» **Task goal**: What is wanted is an exact restatement of the lines from the one with "Output the Python" through the one with "ax = fig.add_axes([0, 0, 1, 1])", both included, and of no other lines.

** start **

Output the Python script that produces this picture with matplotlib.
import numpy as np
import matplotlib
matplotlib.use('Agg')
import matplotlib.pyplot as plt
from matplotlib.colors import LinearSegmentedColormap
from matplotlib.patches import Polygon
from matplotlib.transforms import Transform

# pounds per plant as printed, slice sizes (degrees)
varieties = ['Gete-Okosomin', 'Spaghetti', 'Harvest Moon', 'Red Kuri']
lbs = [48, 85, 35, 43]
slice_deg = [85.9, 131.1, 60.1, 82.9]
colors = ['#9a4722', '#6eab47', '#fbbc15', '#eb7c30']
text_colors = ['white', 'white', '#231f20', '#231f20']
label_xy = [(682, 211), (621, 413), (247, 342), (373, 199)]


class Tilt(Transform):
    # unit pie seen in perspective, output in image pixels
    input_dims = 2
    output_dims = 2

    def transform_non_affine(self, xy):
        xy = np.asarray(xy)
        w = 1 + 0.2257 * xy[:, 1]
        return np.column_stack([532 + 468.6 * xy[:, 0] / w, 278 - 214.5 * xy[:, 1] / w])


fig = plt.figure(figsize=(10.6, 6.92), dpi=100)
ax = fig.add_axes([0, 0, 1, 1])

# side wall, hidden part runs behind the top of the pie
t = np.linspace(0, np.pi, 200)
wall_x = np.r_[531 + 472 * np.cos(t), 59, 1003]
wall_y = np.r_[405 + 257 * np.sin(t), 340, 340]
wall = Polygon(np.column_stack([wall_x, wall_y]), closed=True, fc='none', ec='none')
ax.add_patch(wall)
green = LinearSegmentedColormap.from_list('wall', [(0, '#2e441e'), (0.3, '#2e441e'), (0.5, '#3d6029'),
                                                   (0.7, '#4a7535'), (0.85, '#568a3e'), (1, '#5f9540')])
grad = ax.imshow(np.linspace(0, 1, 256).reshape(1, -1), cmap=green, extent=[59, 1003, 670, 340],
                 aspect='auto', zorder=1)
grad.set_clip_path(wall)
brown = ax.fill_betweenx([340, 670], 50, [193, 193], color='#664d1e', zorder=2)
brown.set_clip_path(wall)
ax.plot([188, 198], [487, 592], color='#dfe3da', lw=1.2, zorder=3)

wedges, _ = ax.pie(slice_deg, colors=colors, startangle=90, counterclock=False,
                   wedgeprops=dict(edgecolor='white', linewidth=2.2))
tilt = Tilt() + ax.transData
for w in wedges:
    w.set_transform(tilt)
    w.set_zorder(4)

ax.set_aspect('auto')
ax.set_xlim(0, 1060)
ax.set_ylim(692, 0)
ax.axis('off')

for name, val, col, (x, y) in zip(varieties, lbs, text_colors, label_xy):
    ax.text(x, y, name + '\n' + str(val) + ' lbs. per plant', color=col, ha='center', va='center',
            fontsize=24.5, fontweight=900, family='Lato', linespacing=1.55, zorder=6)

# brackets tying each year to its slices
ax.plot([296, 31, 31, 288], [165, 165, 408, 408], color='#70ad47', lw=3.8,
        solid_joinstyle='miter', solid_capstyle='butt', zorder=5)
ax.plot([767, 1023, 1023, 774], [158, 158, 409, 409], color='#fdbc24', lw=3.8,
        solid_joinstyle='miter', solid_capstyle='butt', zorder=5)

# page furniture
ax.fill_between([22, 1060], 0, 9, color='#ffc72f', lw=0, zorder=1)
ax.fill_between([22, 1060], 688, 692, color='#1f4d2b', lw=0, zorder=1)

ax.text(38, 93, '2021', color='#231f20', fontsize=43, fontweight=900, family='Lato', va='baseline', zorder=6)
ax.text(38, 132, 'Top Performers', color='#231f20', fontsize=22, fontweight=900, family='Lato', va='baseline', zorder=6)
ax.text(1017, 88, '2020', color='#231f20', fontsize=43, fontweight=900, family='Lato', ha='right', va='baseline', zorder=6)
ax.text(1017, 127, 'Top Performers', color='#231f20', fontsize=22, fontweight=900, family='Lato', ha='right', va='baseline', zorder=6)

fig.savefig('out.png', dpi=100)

** end **
** start **

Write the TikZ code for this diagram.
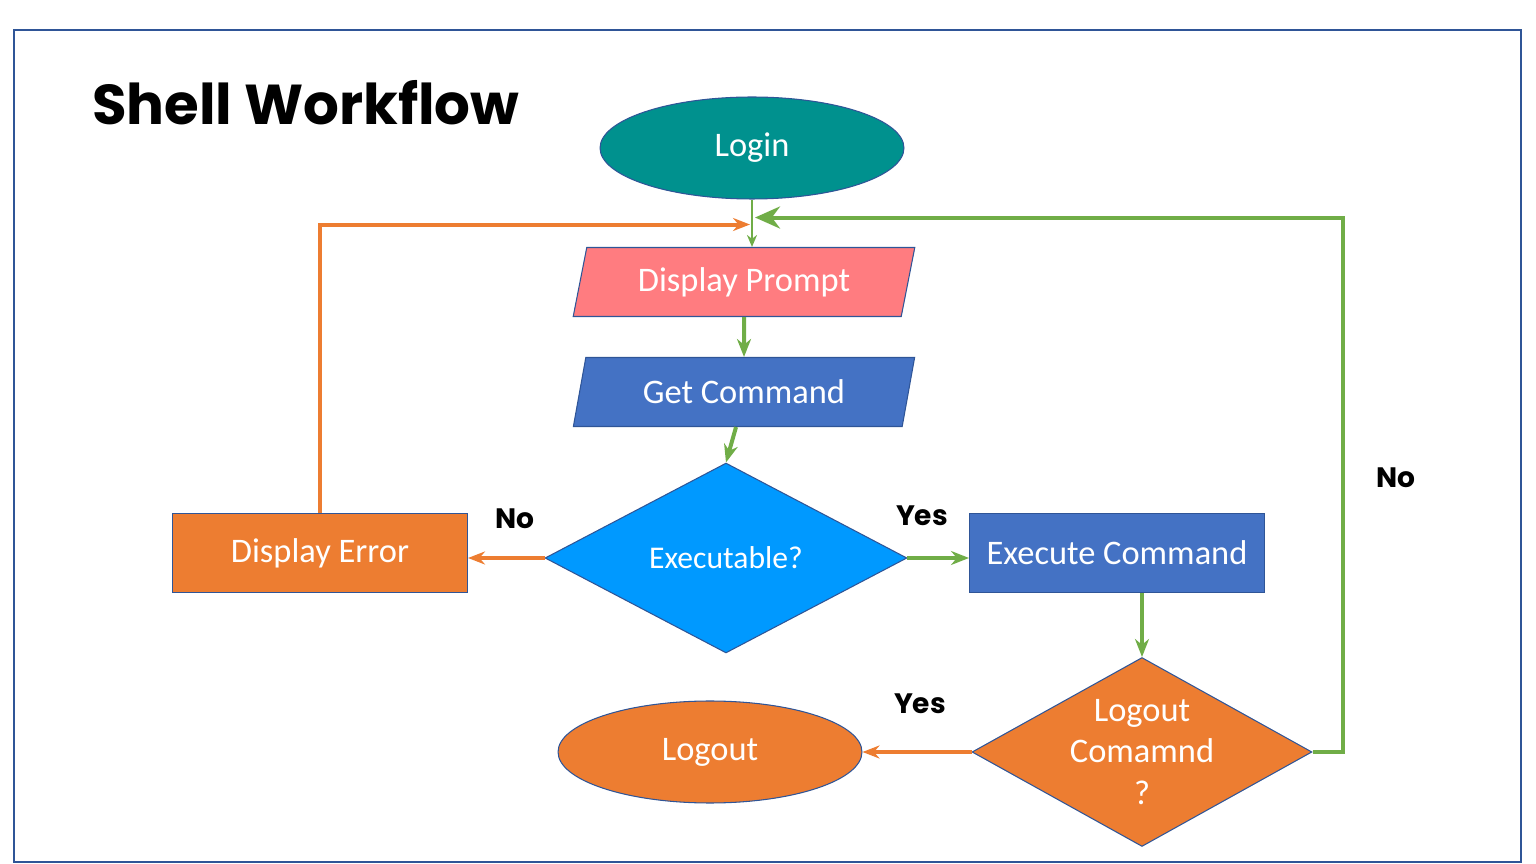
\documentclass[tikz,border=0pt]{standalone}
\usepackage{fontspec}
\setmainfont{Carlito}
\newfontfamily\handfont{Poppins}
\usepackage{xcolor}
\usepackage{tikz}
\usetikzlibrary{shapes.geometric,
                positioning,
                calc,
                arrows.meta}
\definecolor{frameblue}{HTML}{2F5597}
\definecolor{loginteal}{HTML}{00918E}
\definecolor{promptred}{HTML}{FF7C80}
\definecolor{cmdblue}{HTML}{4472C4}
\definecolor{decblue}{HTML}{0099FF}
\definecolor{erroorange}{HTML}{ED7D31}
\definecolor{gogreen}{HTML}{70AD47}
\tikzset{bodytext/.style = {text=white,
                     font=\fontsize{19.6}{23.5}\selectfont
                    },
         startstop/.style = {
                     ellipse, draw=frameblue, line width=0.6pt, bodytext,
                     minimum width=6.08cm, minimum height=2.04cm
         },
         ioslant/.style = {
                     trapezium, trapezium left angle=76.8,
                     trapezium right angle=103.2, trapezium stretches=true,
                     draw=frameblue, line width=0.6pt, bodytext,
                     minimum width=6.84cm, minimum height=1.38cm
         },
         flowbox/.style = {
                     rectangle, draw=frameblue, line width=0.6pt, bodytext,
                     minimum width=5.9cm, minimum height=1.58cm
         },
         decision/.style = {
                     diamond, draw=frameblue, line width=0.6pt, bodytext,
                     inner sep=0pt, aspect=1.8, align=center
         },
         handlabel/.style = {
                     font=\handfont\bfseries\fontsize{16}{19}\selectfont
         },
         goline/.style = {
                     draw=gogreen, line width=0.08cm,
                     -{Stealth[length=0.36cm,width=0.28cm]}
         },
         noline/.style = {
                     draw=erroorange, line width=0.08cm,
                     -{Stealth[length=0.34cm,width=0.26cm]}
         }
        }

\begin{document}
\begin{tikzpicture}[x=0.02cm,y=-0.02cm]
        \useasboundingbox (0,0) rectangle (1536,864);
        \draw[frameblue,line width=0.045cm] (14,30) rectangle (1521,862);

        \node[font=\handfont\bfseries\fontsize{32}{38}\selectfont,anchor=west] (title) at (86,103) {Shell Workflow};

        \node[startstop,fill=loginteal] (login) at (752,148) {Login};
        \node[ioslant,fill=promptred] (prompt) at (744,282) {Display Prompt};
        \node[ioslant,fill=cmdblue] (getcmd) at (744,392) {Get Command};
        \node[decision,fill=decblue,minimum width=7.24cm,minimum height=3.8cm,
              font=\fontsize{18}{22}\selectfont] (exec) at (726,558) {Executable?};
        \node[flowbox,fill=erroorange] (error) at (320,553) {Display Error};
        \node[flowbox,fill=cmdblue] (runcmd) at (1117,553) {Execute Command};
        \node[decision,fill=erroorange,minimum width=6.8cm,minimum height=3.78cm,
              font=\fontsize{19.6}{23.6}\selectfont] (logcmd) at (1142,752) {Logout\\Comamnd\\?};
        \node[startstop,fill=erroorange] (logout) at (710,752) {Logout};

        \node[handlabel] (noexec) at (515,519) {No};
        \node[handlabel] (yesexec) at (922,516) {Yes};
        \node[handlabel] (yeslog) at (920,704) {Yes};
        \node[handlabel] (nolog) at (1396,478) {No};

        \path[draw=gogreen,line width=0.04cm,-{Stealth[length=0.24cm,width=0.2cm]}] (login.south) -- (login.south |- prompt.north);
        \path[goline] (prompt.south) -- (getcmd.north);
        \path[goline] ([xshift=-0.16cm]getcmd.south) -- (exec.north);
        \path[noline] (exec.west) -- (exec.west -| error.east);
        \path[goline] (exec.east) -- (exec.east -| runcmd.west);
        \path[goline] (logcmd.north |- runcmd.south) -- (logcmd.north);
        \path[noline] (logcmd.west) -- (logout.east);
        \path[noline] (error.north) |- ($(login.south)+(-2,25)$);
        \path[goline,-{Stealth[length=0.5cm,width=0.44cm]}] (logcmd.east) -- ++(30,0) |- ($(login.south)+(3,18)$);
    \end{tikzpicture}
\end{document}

** end **

» **Written answer**:
Output the Python script that produces this picture with matplotlib.
import numpy as np
import matplotlib
matplotlib.use('Agg')
import matplotlib.pyplot as plt
from matplotlib.colors import LinearSegmentedColormap
from matplotlib.patches import Polygon
from matplotlib.transforms import Transform

# pounds per plant as printed, slice sizes (degrees)
varieties = ['Gete-Okosomin', 'Spaghetti', 'Harvest Moon', 'Red Kuri']
lbs = [48, 85, 35, 43]
slice_deg = [85.9, 131.1, 60.1, 82.9]
colors = ['#9a4722', '#6eab47', '#fbbc15', '#eb7c30']
text_colors = ['white', 'white', '#231f20', '#231f20']
label_xy = [(682, 211), (621, 413), (247, 342), (373, 199)]


class Tilt(Transform):
    # unit pie seen in perspective, output in image pixels
    input_dims = 2
    output_dims = 2

    def transform_non_affine(self, xy):
        xy = np.asarray(xy)
        w = 1 + 0.2257 * xy[:, 1]
        return np.column_stack([532 + 468.6 * xy[:, 0] / w, 278 - 214.5 * xy[:, 1] / w])


fig = plt.figure(figsize=(10.6, 6.92), dpi=100)
ax = fig.add_axes([0, 0, 1, 1])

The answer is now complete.